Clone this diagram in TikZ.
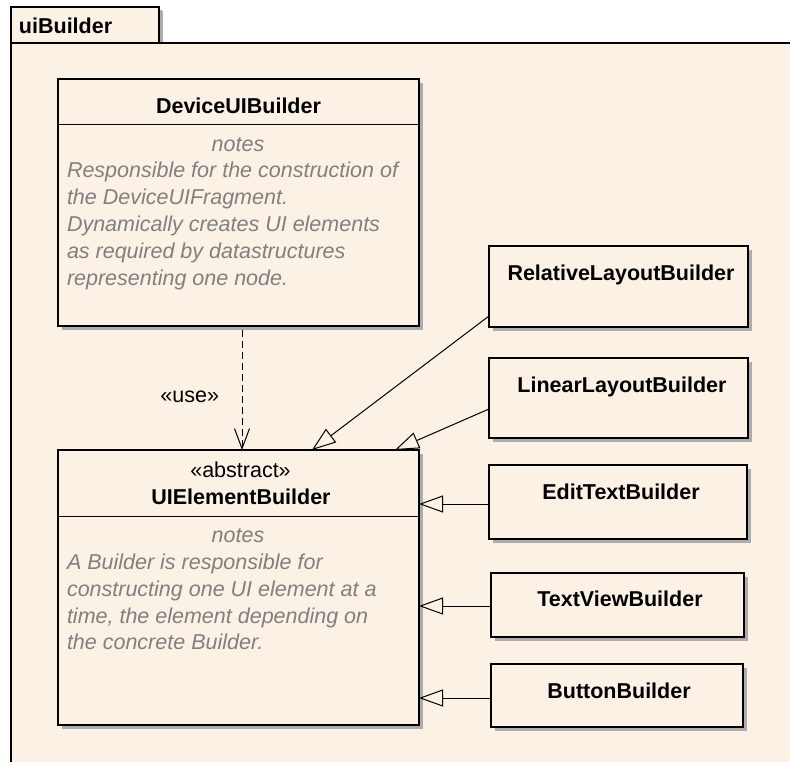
\documentclass[tikz,border=0pt]{standalone}
\usepackage{fontspec}
\setmainfont{Liberation Sans}
\usetikzlibrary{arrows.meta,shadows}
\definecolor{eafill}{RGB}{251,241,228}
\definecolor{notegray}{RGB}{128,128,128}
\definecolor{shadowgray}{RGB}{172,172,172}

\begin{document}
\begin{tikzpicture}[x=1pt,y=-1pt,
  every node/.style={font=\fontsize{21.5pt}{27pt}\selectfont, inner sep=0pt, outer sep=0pt},
  umlbox/.style={draw=black, line width=1.8pt, fill=eafill, anchor=north west,
    drop shadow={shadow xshift=4pt, shadow yshift=-4pt, fill=shadowgray, opacity=1}},
  pkgtab/.style={umlbox, drop shadow={shadow xshift=3pt, shadow yshift=-3pt, fill=shadowgray, opacity=1}},
  pkgbody/.style={draw=black, line width=1.8pt, fill=eafill, anchor=north west},
  title/.style={font=\fontsize{21.5pt}{27pt}\selectfont\bfseries, anchor=base},
  stereo/.style={anchor=base},
  notehead/.style={font=\fontsize{21.5pt}{27pt}\selectfont\itshape, text=notegray, anchor=base},
  noteline/.style={font=\fontsize{21.5pt}{27pt}\selectfont\itshape, text=notegray, anchor=base west},
  sepline/.style={line width=1pt},
  usedep/.style={line width=1pt, dash pattern=on 7pt off 4pt, -{Straight Barb[length=20pt,width=15pt,line width=1pt]}},
  generalize/.style={line width=1pt, -{Triangle[open,length=24pt,width=17pt,line width=1pt,fill=eafill]}}
]
\useasboundingbox (0,0) rectangle (790,761);
\fill[white] (0,0) rectangle (790,761);
\clip (0,0) rectangle (790,761);

% package frame with its name tab
\node[pkgtab, minimum width=148pt, minimum height=36pt] (tab) at (11,7) {};
\node[pkgbody, minimum width=819pt, minimum height=757pt] (pkg) at (11,43) {};
\node[title, anchor=base west] (pkgname) at (19,33.5) {uiBuilder};

% DeviceUIBuilder
\node[umlbox, minimum width=361pt, minimum height=247pt] (dev) at (58,79) {};
\draw[sepline] ([yshift=-45pt]dev.north west) -- ([yshift=-45pt]dev.north east);
\node[title] (devtitle) at (238.5,113) {DeviceUIBuilder};
\node[notehead] (devnotes) at (238,151.5) {notes};
\node[noteline] (devn1) at (67,177.5) {Responsible for the construction of};
\node[noteline] (devn2) at (67,204.5) {the DeviceUIFragment.};
\node[noteline] (devn3) at (67,231.5) {Dynamically creates UI elements};
\node[noteline] (devn4) at (67,258.5) {as required by datastructures};
\node[noteline] (devn5) at (67,285.5) {representing one node.};

% UIElementBuilder
\node[umlbox, minimum width=361pt, minimum height=275pt] (ui) at (58,450) {};
\draw[sepline] ([yshift=-66pt]ui.north west) -- ([yshift=-66pt]ui.north east);
\node[stereo] (uistereo) at (240.5,477.5) {«abstract»};
\node[title] (uititle) at (241,504.5) {UIElementBuilder};
\node[notehead] (uinotes) at (238,542.5) {notes};
\node[noteline] (uin1) at (67,569.5) {A Builder is responsible for};
\node[noteline] (uin2) at (67,596.5) {constructing one UI element at a};
\node[noteline] (uin3) at (67,623) {time, the element depending on};
\node[noteline] (uin4) at (67,649.5) {the concrete Builder.};

% concrete builders
\node[umlbox, minimum width=259pt, minimum height=81pt] (rel) at (489,246) {};
\node[title] (reltitle) at (621,280) {RelativeLayoutBuilder};
\node[umlbox, minimum width=259pt, minimum height=80pt] (lin) at (489,358) {};
\node[title] (lintitle) at (622,392) {LinearLayoutBuilder};
\node[umlbox, minimum width=258pt, minimum height=74pt] (edit) at (489,465) {};
\node[title] (edittitle) at (621,499) {EditTextBuilder};
\node[umlbox, minimum width=253pt, minimum height=64pt] (tv) at (491,573) {};
\node[title] (tvtitle) at (620,606.5) {TextViewBuilder};
\node[umlbox, minimum width=252pt, minimum height=63pt] (btn) at (491,664) {};
\node[title] (btntitle) at (619,698.5) {ButtonBuilder};

% dependency
\draw[usedep] ([xshift=184pt,yshift=-4pt]dev.south west) -- ([xshift=184pt]ui.north west);
\node[stereo, anchor=base east] (uselabel) at (219,402.5) {«use»};

% generalizations
\draw[generalize] ([yshift=11pt]rel.south west) -- ([xshift=254pt]ui.north west);
\draw[generalize] ([yshift=29pt]lin.south west) -- ([xshift=337pt]ui.north west);
\draw[generalize] ([yshift=-2pt]edit.west) -- ([yshift=-2pt]edit.west -| ui.east);
\draw[generalize] ([yshift=-1pt]tv.west) -- ([yshift=-1pt]tv.west -| ui.east);
\draw[generalize] ([yshift=-2.5pt]btn.west) -- ([yshift=-2.5pt]btn.west -| ui.east);
\end{tikzpicture}
\end{document}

__WHAT THE EXERCISE ASKS__
Repeat the material above in full and unchanged, minus its images.

__WRITTEN SOLUTION__
Clone this diagram in TikZ.
\documentclass[tikz,border=0pt]{standalone}
\usepackage{fontspec}
\setmainfont{Liberation Sans}
\usetikzlibrary{arrows.meta,shadows}
\definecolor{eafill}{RGB}{251,241,228}
\definecolor{notegray}{RGB}{128,128,128}
\definecolor{shadowgray}{RGB}{172,172,172}

\begin{document}
\begin{tikzpicture}[x=1pt,y=-1pt,
  every node/.style={font=\fontsize{21.5pt}{27pt}\selectfont, inner sep=0pt, outer sep=0pt},
  umlbox/.style={draw=black, line width=1.8pt, fill=eafill, anchor=north west,
    drop shadow={shadow xshift=4pt, shadow yshift=-4pt, fill=shadowgray, opacity=1}},
  pkgtab/.style={umlbox, drop shadow={shadow xshift=3pt, shadow yshift=-3pt, fill=shadowgray, opacity=1}},
  pkgbody/.style={draw=black, line width=1.8pt, fill=eafill, anchor=north west},
  title/.style={font=\fontsize{21.5pt}{27pt}\selectfont\bfseries, anchor=base},
  stereo/.style={anchor=base},
  notehead/.style={font=\fontsize{21.5pt}{27pt}\selectfont\itshape, text=notegray, anchor=base},
  noteline/.style={font=\fontsize{21.5pt}{27pt}\selectfont\itshape, text=notegray, anchor=base west},
  sepline/.style={line width=1pt},
  usedep/.style={line width=1pt, dash pattern=on 7pt off 4pt, -{Straight Barb[length=20pt,width=15pt,line width=1pt]}},
  generalize/.style={line width=1pt, -{Triangle[open,length=24pt,width=17pt,line width=1pt,fill=eafill]}}
]
\useasboundingbox (0,0) rectangle (790,761);
\fill[white] (0,0) rectangle (790,761);
\clip (0,0) rectangle (790,761);

% package frame with its name tab
\node[pkgtab, minimum width=148pt, minimum height=36pt] (tab) at (11,7) {};
\node[pkgbody, minimum width=819pt, minimum height=757pt] (pkg) at (11,43) {};
\node[title, anchor=base west] (pkgname) at (19,33.5) {uiBuilder};

% DeviceUIBuilder
\node[umlbox, minimum width=361pt, minimum height=247pt] (dev) at (58,79) {};
\draw[sepline] ([yshift=-45pt]dev.north west) -- ([yshift=-45pt]dev.north east);
\node[title] (devtitle) at (238.5,113) {DeviceUIBuilder};
\node[notehead] (devnotes) at (238,151.5) {notes};
\node[noteline] (devn1) at (67,177.5) {Responsible for the construction of};
\node[noteline] (devn2) at (67,204.5) {the DeviceUIFragment.};
\node[noteline] (devn3) at (67,231.5) {Dynamically creates UI elements};
\node[noteline] (devn4) at (67,258.5) {as required by datastructures};
\node[noteline] (devn5) at (67,285.5) {representing one node.};

% UIElementBuilder
\node[umlbox, minimum width=361pt, minimum height=275pt] (ui) at (58,450) {};
\draw[sepline] ([yshift=-66pt]ui.north west) -- ([yshift=-66pt]ui.north east);
\node[stereo] (uistereo) at (240.5,477.5) {«abstract»};
\node[title] (uititle) at (241,504.5) {UIElementBuilder};
\node[notehead] (uinotes) at (238,542.5) {notes};
\node[noteline] (uin1) at (67,569.5) {A Builder is responsible for};
\node[noteline] (uin2) at (67,596.5) {constructing one UI element at a};
\node[noteline] (uin3) at (67,623) {time, the element depending on};
\node[noteline] (uin4) at (67,649.5) {the concrete Builder.};

% concrete builders
\node[umlbox, minimum width=259pt, minimum height=81pt] (rel) at (489,246) {};
\node[title] (reltitle) at (621,280) {RelativeLayoutBuilder};
\node[umlbox, minimum width=259pt, minimum height=80pt] (lin) at (489,358) {};
\node[title] (lintitle) at (622,392) {LinearLayoutBuilder};
\node[umlbox, minimum width=258pt, minimum height=74pt] (edit) at (489,465) {};
\node[title] (edittitle) at (621,499) {EditTextBuilder};
\node[umlbox, minimum width=253pt, minimum height=64pt] (tv) at (491,573) {};
\node[title] (tvtitle) at (620,606.5) {TextViewBuilder};
\node[umlbox, minimum width=252pt, minimum height=63pt] (btn) at (491,664) {};
\node[title] (btntitle) at (619,698.5) {ButtonBuilder};

% dependency
\draw[usedep] ([xshift=184pt,yshift=-4pt]dev.south west) -- ([xshift=184pt]ui.north west);
\node[stereo, anchor=base east] (uselabel) at (219,402.5) {«use»};

% generalizations
\draw[generalize] ([yshift=11pt]rel.south west) -- ([xshift=254pt]ui.north west);
\draw[generalize] ([yshift=29pt]lin.south west) -- ([xshift=337pt]ui.north west);
\draw[generalize] ([yshift=-2pt]edit.west) -- ([yshift=-2pt]edit.west -| ui.east);
\draw[generalize] ([yshift=-1pt]tv.west) -- ([yshift=-1pt]tv.west -| ui.east);
\draw[generalize] ([yshift=-2.5pt]btn.west) -- ([yshift=-2.5pt]btn.west -| ui.east);
\end{tikzpicture}
\end{document}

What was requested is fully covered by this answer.